Start of INFORMATION GIVEN

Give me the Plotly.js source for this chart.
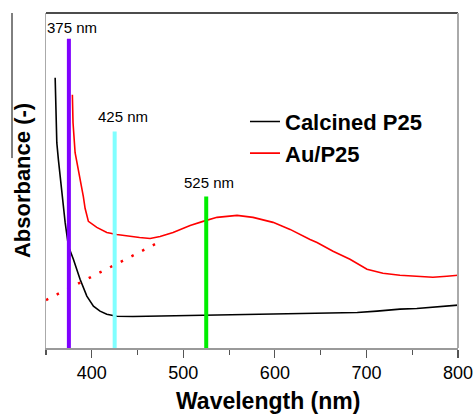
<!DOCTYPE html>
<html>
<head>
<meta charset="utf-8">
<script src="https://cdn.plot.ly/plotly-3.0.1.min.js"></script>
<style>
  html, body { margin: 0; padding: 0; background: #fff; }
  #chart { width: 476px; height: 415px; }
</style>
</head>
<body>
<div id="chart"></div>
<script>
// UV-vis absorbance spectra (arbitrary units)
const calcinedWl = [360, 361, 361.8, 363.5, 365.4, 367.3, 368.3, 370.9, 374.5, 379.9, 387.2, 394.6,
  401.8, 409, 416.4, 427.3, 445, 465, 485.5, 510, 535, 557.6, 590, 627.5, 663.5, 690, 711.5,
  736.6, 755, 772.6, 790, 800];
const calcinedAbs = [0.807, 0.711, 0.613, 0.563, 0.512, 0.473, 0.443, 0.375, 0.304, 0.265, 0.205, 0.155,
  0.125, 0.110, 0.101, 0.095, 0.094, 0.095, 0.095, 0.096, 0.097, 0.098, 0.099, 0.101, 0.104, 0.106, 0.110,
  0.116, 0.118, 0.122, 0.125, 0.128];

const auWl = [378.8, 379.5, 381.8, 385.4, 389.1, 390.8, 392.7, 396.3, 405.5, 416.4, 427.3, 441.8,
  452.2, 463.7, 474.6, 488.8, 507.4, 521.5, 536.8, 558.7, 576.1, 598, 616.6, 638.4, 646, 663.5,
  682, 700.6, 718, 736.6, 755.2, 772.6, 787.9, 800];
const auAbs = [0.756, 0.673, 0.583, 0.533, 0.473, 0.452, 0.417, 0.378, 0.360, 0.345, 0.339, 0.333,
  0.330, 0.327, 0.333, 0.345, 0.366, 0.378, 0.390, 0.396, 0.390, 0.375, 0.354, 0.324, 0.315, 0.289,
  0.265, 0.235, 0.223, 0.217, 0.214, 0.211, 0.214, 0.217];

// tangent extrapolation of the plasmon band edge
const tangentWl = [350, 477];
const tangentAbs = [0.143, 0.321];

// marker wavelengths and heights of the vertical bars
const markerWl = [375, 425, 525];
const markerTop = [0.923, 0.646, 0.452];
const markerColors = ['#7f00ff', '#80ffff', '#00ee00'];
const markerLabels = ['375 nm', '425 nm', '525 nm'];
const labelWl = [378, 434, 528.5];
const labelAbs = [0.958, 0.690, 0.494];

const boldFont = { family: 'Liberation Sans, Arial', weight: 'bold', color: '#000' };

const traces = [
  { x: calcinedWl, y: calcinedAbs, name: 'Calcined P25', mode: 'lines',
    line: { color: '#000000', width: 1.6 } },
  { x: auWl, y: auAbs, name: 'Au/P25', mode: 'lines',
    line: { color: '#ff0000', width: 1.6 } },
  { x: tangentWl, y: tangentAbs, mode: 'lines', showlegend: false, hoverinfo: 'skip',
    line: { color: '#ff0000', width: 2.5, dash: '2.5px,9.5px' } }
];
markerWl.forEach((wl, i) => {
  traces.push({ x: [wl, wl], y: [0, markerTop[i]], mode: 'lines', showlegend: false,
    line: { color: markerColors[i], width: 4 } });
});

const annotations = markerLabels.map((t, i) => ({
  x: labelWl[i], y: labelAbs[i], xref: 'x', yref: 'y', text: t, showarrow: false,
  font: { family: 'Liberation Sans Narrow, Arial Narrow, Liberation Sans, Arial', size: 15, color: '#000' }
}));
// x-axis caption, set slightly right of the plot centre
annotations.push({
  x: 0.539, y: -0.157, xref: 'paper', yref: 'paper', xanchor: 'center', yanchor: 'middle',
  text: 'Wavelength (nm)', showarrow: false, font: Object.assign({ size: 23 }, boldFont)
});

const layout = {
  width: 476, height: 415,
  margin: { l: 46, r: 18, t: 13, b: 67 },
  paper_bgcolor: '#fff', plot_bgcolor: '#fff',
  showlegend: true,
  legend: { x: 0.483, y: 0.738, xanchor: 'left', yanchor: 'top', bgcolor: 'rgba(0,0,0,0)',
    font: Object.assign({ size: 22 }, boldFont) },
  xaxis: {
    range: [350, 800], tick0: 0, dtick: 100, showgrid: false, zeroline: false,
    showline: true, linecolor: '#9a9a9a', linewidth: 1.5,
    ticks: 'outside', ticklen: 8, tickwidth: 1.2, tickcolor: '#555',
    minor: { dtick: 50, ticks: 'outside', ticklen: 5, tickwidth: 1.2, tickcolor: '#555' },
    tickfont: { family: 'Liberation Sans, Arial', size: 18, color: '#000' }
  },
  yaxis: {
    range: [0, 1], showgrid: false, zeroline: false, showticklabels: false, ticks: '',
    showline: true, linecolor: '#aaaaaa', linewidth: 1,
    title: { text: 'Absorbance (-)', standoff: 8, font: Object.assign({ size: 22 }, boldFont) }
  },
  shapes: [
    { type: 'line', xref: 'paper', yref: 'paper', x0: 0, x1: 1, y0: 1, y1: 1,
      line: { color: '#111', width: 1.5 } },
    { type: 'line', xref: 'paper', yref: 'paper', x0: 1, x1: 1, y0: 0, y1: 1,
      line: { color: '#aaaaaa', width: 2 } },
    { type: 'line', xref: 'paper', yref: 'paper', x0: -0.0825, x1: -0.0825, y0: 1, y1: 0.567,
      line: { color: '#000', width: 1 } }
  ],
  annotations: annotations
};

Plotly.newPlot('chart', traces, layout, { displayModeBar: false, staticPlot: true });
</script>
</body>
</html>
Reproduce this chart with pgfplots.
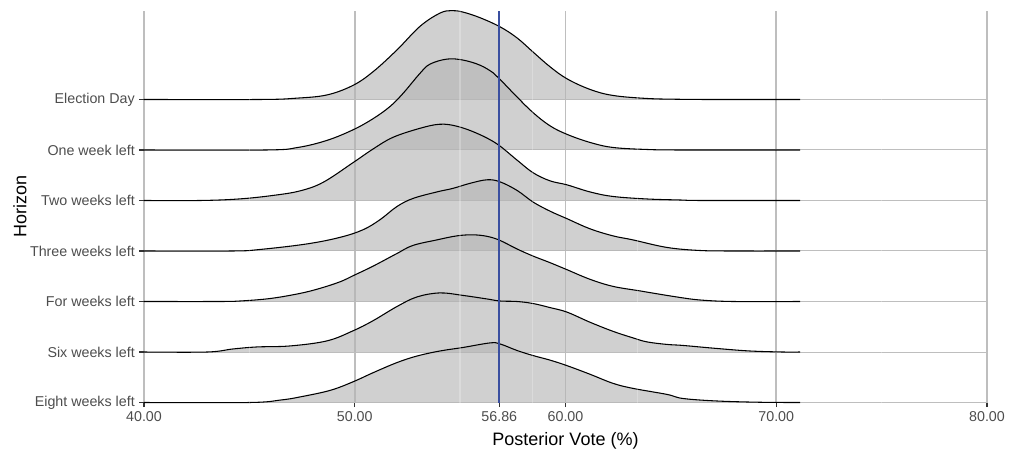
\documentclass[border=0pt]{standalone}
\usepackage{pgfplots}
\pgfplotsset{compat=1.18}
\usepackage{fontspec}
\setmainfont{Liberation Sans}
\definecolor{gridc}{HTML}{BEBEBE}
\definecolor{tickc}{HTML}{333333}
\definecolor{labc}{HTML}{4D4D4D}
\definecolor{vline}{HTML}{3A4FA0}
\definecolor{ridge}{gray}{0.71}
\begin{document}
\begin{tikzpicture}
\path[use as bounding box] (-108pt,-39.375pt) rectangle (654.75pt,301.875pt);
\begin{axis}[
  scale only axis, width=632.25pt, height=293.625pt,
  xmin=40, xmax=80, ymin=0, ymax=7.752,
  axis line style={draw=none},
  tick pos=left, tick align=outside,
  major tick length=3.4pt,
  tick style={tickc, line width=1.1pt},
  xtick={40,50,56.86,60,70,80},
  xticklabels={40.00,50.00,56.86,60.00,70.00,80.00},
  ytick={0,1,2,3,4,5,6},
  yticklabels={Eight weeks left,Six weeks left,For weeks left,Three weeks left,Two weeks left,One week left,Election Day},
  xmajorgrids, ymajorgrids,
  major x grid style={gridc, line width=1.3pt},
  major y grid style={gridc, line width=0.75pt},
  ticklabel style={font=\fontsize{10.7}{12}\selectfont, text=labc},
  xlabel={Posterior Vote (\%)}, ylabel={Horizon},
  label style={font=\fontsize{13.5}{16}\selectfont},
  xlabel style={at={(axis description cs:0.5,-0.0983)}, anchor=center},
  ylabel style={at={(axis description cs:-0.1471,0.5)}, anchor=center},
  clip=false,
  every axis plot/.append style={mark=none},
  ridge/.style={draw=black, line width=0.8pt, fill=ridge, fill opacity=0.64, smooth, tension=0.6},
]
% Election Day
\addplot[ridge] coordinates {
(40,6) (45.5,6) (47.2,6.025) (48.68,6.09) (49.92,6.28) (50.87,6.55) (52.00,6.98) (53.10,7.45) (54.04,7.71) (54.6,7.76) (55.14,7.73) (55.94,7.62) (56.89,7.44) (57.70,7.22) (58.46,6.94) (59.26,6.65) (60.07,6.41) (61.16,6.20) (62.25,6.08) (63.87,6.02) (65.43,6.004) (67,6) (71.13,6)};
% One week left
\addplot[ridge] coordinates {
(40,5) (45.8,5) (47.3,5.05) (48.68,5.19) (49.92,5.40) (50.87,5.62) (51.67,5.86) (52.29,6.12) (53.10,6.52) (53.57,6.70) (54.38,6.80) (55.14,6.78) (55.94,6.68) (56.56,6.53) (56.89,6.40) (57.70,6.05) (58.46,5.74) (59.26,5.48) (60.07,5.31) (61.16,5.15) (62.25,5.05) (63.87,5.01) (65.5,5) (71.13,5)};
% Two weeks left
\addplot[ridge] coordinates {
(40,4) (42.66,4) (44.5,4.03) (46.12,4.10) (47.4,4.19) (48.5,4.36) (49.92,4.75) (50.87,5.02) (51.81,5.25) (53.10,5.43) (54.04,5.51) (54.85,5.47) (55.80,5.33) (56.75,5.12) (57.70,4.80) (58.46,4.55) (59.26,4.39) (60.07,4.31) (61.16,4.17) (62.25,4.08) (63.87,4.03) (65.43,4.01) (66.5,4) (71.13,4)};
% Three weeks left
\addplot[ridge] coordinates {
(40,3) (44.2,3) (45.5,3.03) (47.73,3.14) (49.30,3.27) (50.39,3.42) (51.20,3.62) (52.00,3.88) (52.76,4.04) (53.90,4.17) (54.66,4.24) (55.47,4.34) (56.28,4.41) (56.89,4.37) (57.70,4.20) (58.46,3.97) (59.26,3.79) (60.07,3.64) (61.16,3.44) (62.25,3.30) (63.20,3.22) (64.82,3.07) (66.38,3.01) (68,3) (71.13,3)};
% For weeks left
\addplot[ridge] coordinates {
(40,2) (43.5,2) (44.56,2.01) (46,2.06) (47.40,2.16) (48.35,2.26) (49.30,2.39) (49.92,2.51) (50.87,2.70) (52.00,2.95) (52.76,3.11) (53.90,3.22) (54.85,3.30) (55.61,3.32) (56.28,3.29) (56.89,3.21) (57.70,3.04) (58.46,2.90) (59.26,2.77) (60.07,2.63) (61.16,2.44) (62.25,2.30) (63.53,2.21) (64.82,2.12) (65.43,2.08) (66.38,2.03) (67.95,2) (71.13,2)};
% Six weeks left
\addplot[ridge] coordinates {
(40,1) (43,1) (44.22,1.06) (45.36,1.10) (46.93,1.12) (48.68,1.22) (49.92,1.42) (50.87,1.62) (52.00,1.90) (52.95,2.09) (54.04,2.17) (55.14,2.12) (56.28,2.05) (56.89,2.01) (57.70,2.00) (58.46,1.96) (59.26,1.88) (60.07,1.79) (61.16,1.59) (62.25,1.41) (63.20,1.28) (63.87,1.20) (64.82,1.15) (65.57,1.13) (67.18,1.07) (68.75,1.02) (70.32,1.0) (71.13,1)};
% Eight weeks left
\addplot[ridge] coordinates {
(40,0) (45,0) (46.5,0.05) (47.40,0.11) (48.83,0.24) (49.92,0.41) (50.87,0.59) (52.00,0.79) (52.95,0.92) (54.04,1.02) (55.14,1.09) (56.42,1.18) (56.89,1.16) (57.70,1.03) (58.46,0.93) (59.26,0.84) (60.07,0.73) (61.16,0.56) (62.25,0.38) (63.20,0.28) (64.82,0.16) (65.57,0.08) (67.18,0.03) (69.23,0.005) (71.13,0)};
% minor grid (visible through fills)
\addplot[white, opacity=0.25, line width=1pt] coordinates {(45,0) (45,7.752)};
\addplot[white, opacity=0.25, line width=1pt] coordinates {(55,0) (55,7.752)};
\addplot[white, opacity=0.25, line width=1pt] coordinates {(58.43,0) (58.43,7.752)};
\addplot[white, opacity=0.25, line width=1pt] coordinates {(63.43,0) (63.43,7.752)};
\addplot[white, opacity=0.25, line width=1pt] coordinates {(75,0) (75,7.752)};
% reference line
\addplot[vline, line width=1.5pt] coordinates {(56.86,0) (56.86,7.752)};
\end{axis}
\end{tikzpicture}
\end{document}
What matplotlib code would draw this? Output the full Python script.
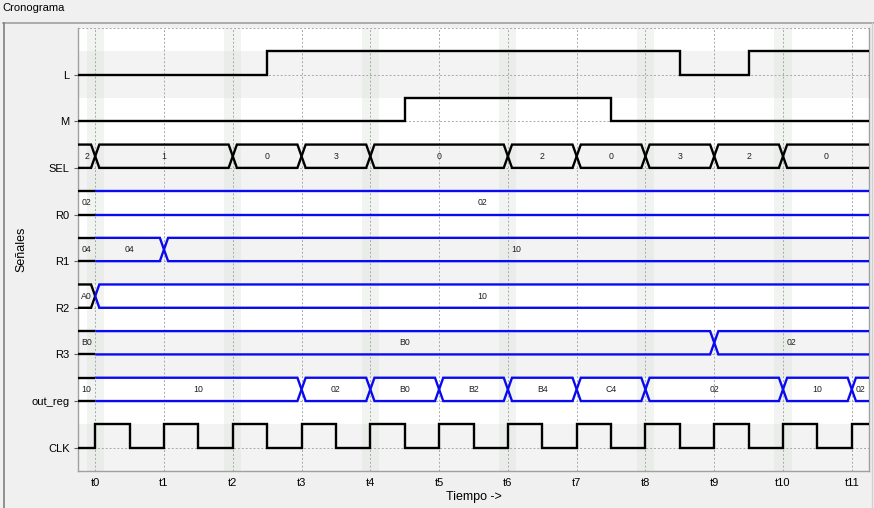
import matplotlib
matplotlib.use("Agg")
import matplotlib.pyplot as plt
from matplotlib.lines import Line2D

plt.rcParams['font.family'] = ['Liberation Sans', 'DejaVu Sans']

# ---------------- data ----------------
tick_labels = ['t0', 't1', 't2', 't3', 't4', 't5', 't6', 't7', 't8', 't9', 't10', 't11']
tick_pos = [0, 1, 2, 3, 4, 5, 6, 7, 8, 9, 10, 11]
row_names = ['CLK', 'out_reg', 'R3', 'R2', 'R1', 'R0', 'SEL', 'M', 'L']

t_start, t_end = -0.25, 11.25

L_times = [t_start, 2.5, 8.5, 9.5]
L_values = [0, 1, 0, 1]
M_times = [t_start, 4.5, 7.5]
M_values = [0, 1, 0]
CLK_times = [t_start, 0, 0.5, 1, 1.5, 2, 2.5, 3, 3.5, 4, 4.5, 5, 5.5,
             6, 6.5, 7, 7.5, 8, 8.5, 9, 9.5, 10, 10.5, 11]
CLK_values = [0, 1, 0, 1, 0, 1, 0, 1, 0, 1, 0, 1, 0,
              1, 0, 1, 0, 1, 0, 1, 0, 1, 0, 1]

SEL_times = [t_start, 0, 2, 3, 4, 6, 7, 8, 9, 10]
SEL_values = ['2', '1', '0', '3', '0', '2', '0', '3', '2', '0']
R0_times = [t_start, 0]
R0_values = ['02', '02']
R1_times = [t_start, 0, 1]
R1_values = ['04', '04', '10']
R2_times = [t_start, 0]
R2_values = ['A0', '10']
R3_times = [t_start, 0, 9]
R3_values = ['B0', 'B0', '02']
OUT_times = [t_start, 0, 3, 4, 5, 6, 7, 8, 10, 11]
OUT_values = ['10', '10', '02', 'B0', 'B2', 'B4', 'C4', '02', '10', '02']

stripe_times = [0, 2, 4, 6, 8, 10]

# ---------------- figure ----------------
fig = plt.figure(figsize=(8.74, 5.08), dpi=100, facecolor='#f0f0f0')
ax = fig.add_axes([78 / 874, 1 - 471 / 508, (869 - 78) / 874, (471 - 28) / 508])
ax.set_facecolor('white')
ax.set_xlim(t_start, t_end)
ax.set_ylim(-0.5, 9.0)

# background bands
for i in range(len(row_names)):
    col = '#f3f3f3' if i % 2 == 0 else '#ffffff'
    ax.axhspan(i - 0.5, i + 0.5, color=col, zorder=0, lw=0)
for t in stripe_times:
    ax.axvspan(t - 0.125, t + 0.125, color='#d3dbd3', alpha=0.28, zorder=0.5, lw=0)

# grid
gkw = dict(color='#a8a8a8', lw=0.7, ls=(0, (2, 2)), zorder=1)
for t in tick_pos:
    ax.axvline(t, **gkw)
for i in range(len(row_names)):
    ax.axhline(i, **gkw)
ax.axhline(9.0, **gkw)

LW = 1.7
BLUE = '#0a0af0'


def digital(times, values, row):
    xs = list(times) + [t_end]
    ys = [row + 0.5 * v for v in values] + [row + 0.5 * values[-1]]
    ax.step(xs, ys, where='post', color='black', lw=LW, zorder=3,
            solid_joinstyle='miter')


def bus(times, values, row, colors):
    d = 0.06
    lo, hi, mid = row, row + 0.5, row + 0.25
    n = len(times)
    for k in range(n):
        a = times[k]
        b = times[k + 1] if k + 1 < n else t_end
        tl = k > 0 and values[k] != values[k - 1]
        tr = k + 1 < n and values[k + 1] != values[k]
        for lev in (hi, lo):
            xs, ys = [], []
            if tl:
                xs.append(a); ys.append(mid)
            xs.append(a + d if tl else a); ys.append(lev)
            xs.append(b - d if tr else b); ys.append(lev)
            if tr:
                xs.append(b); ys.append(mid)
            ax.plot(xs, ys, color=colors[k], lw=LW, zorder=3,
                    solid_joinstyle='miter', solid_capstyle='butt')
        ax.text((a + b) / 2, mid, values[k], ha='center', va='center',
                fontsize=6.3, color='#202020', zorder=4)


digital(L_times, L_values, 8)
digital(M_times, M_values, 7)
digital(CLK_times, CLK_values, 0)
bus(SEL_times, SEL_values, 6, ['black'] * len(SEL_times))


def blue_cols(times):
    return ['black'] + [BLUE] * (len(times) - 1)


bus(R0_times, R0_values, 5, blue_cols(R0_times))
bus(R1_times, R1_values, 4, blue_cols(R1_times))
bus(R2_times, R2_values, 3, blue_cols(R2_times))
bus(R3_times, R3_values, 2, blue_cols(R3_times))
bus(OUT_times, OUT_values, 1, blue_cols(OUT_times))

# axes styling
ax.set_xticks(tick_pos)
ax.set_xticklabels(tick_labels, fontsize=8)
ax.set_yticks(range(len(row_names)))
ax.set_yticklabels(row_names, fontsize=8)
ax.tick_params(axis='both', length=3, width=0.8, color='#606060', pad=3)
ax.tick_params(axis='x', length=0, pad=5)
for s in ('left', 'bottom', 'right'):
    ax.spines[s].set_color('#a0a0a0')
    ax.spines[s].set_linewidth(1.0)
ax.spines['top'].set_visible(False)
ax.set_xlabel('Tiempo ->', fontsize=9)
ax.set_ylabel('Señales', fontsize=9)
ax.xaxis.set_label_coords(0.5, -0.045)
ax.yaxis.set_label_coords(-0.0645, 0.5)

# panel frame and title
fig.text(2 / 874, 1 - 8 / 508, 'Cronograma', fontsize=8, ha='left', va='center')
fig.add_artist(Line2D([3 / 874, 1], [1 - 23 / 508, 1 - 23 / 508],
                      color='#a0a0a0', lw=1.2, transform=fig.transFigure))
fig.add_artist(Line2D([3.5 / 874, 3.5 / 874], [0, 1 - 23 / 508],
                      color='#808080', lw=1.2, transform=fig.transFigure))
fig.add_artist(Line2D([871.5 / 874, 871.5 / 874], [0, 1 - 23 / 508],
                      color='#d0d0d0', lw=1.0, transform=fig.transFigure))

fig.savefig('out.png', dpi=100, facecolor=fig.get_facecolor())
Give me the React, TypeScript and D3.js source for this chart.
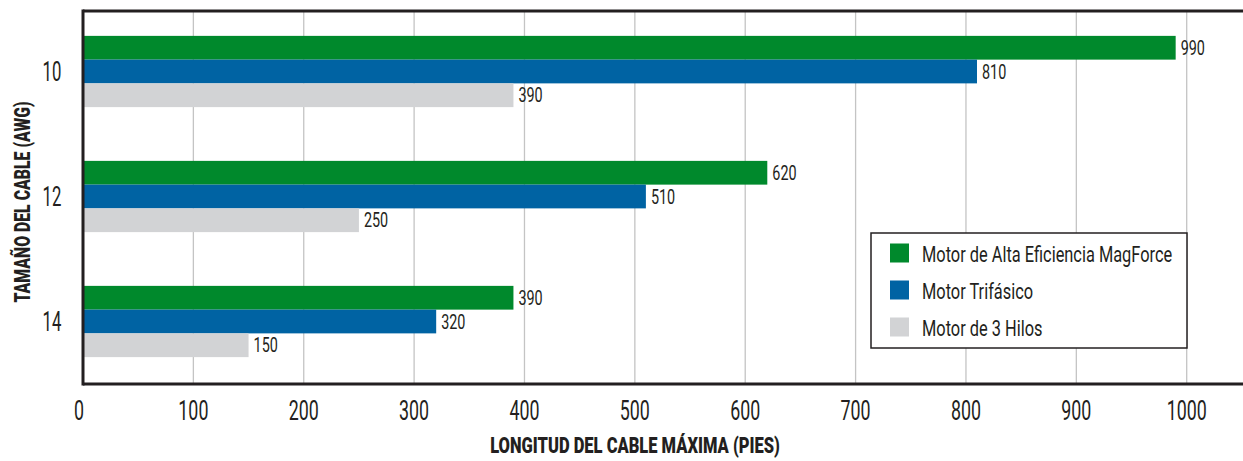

End of INFORMATION GIVEN

SHORT EXERCISE
Go back to the entries above and restate word for word every line from the first through the one that contains "weight: 'bold', color: '#000'", leaving the pictures behind.

REPLY TO THE TASK
Give me the Plotly.js source for this chart.
<!DOCTYPE html>
<html>
<head>
<meta charset="utf-8">
<script src="https://cdn.plot.ly/plotly-3.0.1.min.js"></script>
<style>
  html, body { margin: 0; padding: 0; background: #fff; }
  #chart { width: 476px; height: 415px; }
</style>
</head>
<body>
<div id="chart"></div>
<script>
// UV-vis absorbance spectra (arbitrary units)
const calcinedWl = [360, 361, 361.8, 363.5, 365.4, 367.3, 368.3, 370.9, 374.5, 379.9, 387.2, 394.6,
  401.8, 409, 416.4, 427.3, 445, 465, 485.5, 510, 535, 557.6, 590, 627.5, 663.5, 690, 711.5,
  736.6, 755, 772.6, 790, 800];
const calcinedAbs = [0.807, 0.711, 0.613, 0.563, 0.512, 0.473, 0.443, 0.375, 0.304, 0.265, 0.205, 0.155,
  0.125, 0.110, 0.101, 0.095, 0.094, 0.095, 0.095, 0.096, 0.097, 0.098, 0.099, 0.101, 0.104, 0.106, 0.110,
  0.116, 0.118, 0.122, 0.125, 0.128];

const auWl = [378.8, 379.5, 381.8, 385.4, 389.1, 390.8, 392.7, 396.3, 405.5, 416.4, 427.3, 441.8,
  452.2, 463.7, 474.6, 488.8, 507.4, 521.5, 536.8, 558.7, 576.1, 598, 616.6, 638.4, 646, 663.5,
  682, 700.6, 718, 736.6, 755.2, 772.6, 787.9, 800];
const auAbs = [0.756, 0.673, 0.583, 0.533, 0.473, 0.452, 0.417, 0.378, 0.360, 0.345, 0.339, 0.333,
  0.330, 0.327, 0.333, 0.345, 0.366, 0.378, 0.390, 0.396, 0.390, 0.375, 0.354, 0.324, 0.315, 0.289,
  0.265, 0.235, 0.223, 0.217, 0.214, 0.211, 0.214, 0.217];

// tangent extrapolation of the plasmon band edge
const tangentWl = [350, 477];
const tangentAbs = [0.143, 0.321];

// marker wavelengths and heights of the vertical bars
const markerWl = [375, 425, 525];
const markerTop = [0.923, 0.646, 0.452];
const markerColors = ['#7f00ff', '#80ffff', '#00ee00'];
const markerLabels = ['375 nm', '425 nm', '525 nm'];
const labelWl = [378, 434, 528.5];
const labelAbs = [0.958, 0.690, 0.494];

const boldFont = { family: 'Liberation Sans, Arial', weight: 'bold', color: '#000' };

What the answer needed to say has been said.